Last year G4S was fined £19 million after it overcharged the Government to carry out electronic tagging, prompting an audit of its contracts, Presstv Reported.

Two of its former directors are being prosecuted and are due to stand trial next year accused of fraud and false accounting.

Brook House

The contract is to run for eight years from May 2020 with a 2 year extension option.

In a recent court hearing a Nigerian woman gave a harrowing description of having been thrown to the floor “like a bag of cement” in Yarl’s Wood, in an incident involving 11 Serco guards.

In 2014 Serco was forced to publish an internal report into claims of repeated sexual assaults at one of its immigration detention centres, which revealed the company’s investigations into claims made by a female resident of Yarl’s Wood against a male employee

The claims made by a 29-year-old woman from Pakistan remain unproven following investigations by police and the Home Office.

At the time, former Director of Public Prosecutions Ken MacDonald QC said: “Here, the suggestion is that in the face of credible allegations that a member of their staff had committed repeated sexual assaults on an especially vulnerable inmate, Serco conducted an inadequate investigation in secret and then did everything they could to hide their findings from the public.”

Harriet Wistrich, the lawyer representing the alleged victim, said: “The failure of the investigatory process affects not only the complainant but all women detained at Yarl's Wood, since it allows abuse to continue and thrive.”

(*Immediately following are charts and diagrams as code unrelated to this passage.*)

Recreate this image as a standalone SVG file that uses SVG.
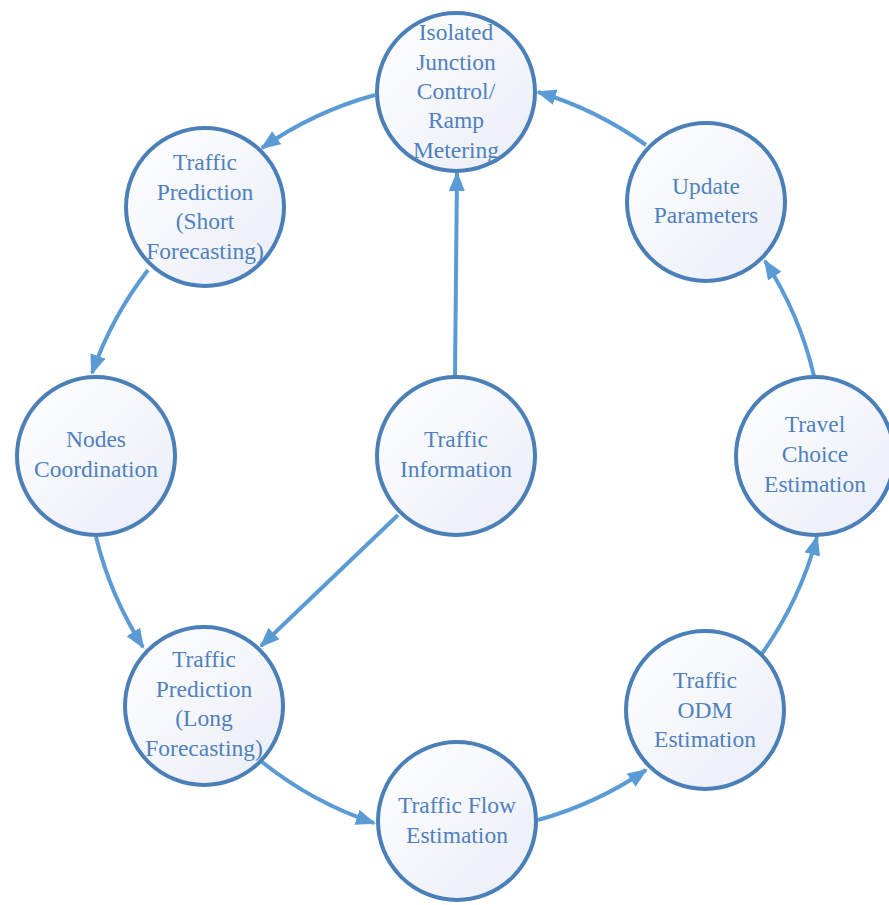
<svg xmlns="http://www.w3.org/2000/svg" width="889" height="905" viewBox="0 0 889 905">
<defs>
<linearGradient id="g" x1="0" y1="0" x2="1" y2="1">
<stop offset="0" stop-color="#ffffff"/>
<stop offset="1" stop-color="#e9edf6"/>
</linearGradient>
<marker id="ah" markerUnits="userSpaceOnUse" markerWidth="22" markerHeight="18" refX="18" refY="8" orient="auto">
<path d="M0,0 L20,8 L0,16 z" fill="#5b9bd5"/>
</marker>
<style>
.n circle{fill:url(#g);stroke:#4a7fb8;stroke-width:4}
.n text{font-family:"Liberation Serif","Times New Roman",serif;font-size:23.5px;fill:#5081bd;text-anchor:middle}
.c path{fill:none;stroke:#5b9bd5;stroke-width:4;marker-end:url(#ah)}
</style>
</defs>
<rect width="889" height="905" fill="#ffffff"/>
<g id="connectors" class="c">
<path d="M375,95 A365,365 0 0 0 262,148"/>
<path d="M148,270 A365,365 0 0 0 92,373"/>
<path d="M96,537 A365,365 0 0 0 143,647"/>
<path d="M262,762 A365,365 0 0 0 374,823"/>
<path d="M538,820 A365,365 0 0 0 646,770"/>
<path d="M761,655 A365,365 0 0 0 817,537"/>
<path d="M814,376 A365,365 0 0 0 765,261"/>
<path d="M646,145 A365,365 0 0 0 538,92"/>
<path d="M455,376 L457,173"/>
<path d="M398,515 L261,646"/>
</g>
<g id="isolated" class="n">
<circle cx="456" cy="92" r="79"/>
<text x="456" y="40">Isolated</text>
<text x="456" y="69.5">Junction</text>
<text x="456" y="99">Control/</text>
<text x="456" y="128">Ramp</text>
<text x="456" y="157.5">Metering</text>
</g>
<g id="short" class="n">
<circle cx="205" cy="207" r="79"/>
<text x="205" y="170">Traffic</text>
<text x="205" y="199.5">Prediction</text>
<text x="205" y="229">(Short</text>
<text x="205" y="258.5">Forecasting)</text>
</g>
<g id="update" class="n">
<circle cx="706" cy="202" r="79"/>
<text x="706" y="194">Update</text>
<text x="706" y="223">Parameters</text>
</g>
<g id="nodes" class="n">
<circle cx="96" cy="456" r="79"/>
<text x="96" y="447">Nodes</text>
<text x="96" y="477">Coordination</text>
</g>
<g id="info" class="n">
<circle cx="456" cy="456" r="79"/>
<text x="456" y="447">Traffic</text>
<text x="456" y="477">Information</text>
</g>
<g id="travel" class="n">
<circle cx="815" cy="456" r="79"/>
<text x="815" y="432">Travel</text>
<text x="815" y="462">Choice</text>
<text x="815" y="491.5">Estimation</text>
</g>
<g id="long" class="n">
<circle cx="204" cy="706" r="79"/>
<text x="204" y="667">Traffic</text>
<text x="204" y="696.5">Prediction</text>
<text x="204" y="726">(Long</text>
<text x="204" y="755.5">Forecasting)</text>
</g>
<g id="odm" class="n">
<circle cx="705" cy="710" r="79"/>
<text x="705" y="688">Traffic</text>
<text x="705" y="717.5">ODM</text>
<text x="705" y="747">Estimation</text>
</g>
<g id="flow" class="n">
<circle cx="457" cy="821" r="79"/>
<text x="457" y="813">Traffic Flow</text>
<text x="457" y="843">Estimation</text>
</g>
</svg>
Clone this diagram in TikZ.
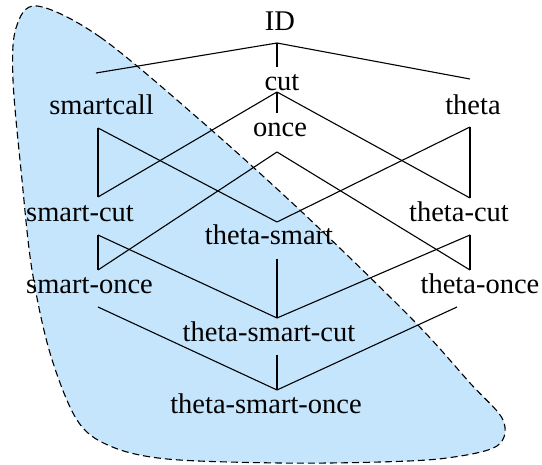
\documentclass[tikz,border=0pt]{standalone}
\usepackage{fontspec}
\setmainfont{Liberation Serif}
\definecolor{regionblue}{RGB}{196,229,252}
\begin{document}
\begin{tikzpicture}[x=1pt,y=-1pt,
  lbl/.style={anchor=base,inner sep=0pt,font=\fontsize{28.5}{30}\selectfont},
  edge/.style={draw=black,line width=1.1pt},
  region/.style={fill=regionblue,draw=black,line width=1.1pt,dash pattern=on 7pt off 4pt}]
\useasboundingbox (0,0) rectangle (542,465);
% shaded region
\path[region] plot[smooth cycle,tension=0.55] coordinates {
  (37,6) (100,37) (200,120) (303,213) (413,320) (470,383) (503,420)
  (497,446) (447,458) (380,462) (280,463) (167,459) (110,446) (77,420)
  (50,353) (32,270) (22,180) (13,80) (16,28)};
% labels
\node[lbl] (id) at (280,31) {ID};
\node[lbl] (cut) at (282,91) {cut};
\node[lbl] (smartcall) at (101.5,115) {smartcall};
\node[lbl] (theta) at (473,115) {theta};
\node[lbl] (once) at (280,137) {once};
\node[lbl] (smartcut) at (80,222) {smart-cut};
\node[lbl] (thetasmart) at (269,245) {theta-smart};
\node[lbl] (thetacut) at (459,222) {theta-cut};
\node[lbl] (smartonce) at (89.5,294) {smart-once};
\node[lbl] (thetaonce) at (480,294) {theta-once};
\node[lbl] (tsc) at (269,342) {theta-smart-cut};
\node[lbl] (tso) at (266,414) {theta-smart-once};
% connector ports
\coordinate (idB) at (277,43);
\coordinate (scT) at (96,73);   \coordinate (scB) at (98,128);
\coordinate (cutT) at (277,67); \coordinate (cutB) at (277,92);
\coordinate (thT) at (470,79);  \coordinate (thB) at (470,127);
\coordinate (onT) at (277,113); \coordinate (onB) at (277,152);
\coordinate (smcT) at (98,197); \coordinate (smcB) at (98,235);
\coordinate (tsT) at (277,222); \coordinate (tsB) at (277,259);
\coordinate (tcT) at (470,198); \coordinate (tcB) at (470,235);
\coordinate (soT) at (98,270);  \coordinate (soB) at (98,307);
\coordinate (toT) at (470,270); \coordinate (toB) at (457,307);
\coordinate (tscT) at (277,318); \coordinate (tscB) at (277,355);
\coordinate (tsoT) at (277,390);
% connectors
\draw[edge] (idB) -- (scT);
\draw[edge] (idB) -- (cutT);
\draw[edge] (idB) -- (thT);
\draw[edge] (cutB) -- (onT);
\draw[edge] (cutB) -- (smcT);
\draw[edge] (cutB) -- (tcT);
\draw[edge] (scB) -- (smcT);
\draw[edge] (scB) -- (tsT);
\draw[edge] (thB) -- (tcT);
\draw[edge] (thB) -- (tsT);
\draw[edge] (onB) -- (soT);
\draw[edge] (onB) -- (toT);
\draw[edge] (smcB) -- (soT);
\draw[edge] (smcB) -- (tscT);
\draw[edge] (tcB) -- (toT);
\draw[edge] (tcB) -- (tscT);
\draw[edge] (tsB) -- (tscT);
\draw[edge] (soB) -- (tsoT);
\draw[edge] (toB) -- (tsoT);
\draw[edge] (tscB) -- (tsoT);
\end{tikzpicture}
\end{document}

Norman Abusin, Serco's director at Yarl's Wood, said:

“Sexual contact between residents and staff is always completely unacceptable. We view any complaint of this type of behaviour extremely seriously and have strict procedures for dealing with any such complaints: they are always investigated and the necessary disciplinary action is always taken, including informing the relevant authorities.

“Our managers and staff work hard to establish and maintain good relationships with the residents. The most recent HM Chief Inspector of Prisons inspection report, issued in October 2013, considered it to be an establishment where residents feel safe and there is little violence.

“However, we are not complacent and make continuous improvements to the services we provide.”

Despite all the assurances, in 2018, in its capacity as provider of asylum housing in Scotland, Serco caused immense outrage when it issued notice to asylum seekers that it planned to change the locks in cases where asylum applications had been refused and tenants had not moved on.

Serco claimed it had a “great deal of experience of caring for people in the immigration system both in the UK and internationally” and it "understood the sensitivity and complexity of this role” and was “committed to ensuring that there is a healthy, decent environment in the centres”.

Immigration minister Kevin Foster said: “This contract is a major step forward in our programme of immigration detention reform. It will significantly improve the day-to-day lives of detainees and the staff who support them."

Alice, one of about 300 women held at Yarl's Wood, where people with disputed immigration status can be detained without a defined time limit, described her experience of the system.

"The staff will not do anything until someone is dead," she said.

"It is not a place for a human being. People leave here with more problems than when they came."

She said her room "smells like sewage" and the food was "so horrible I stopped eating it".

"The food we get, we can see the expiry dates; even the milk has gone off."

She has since been released from detention after six months to continue the immigration process.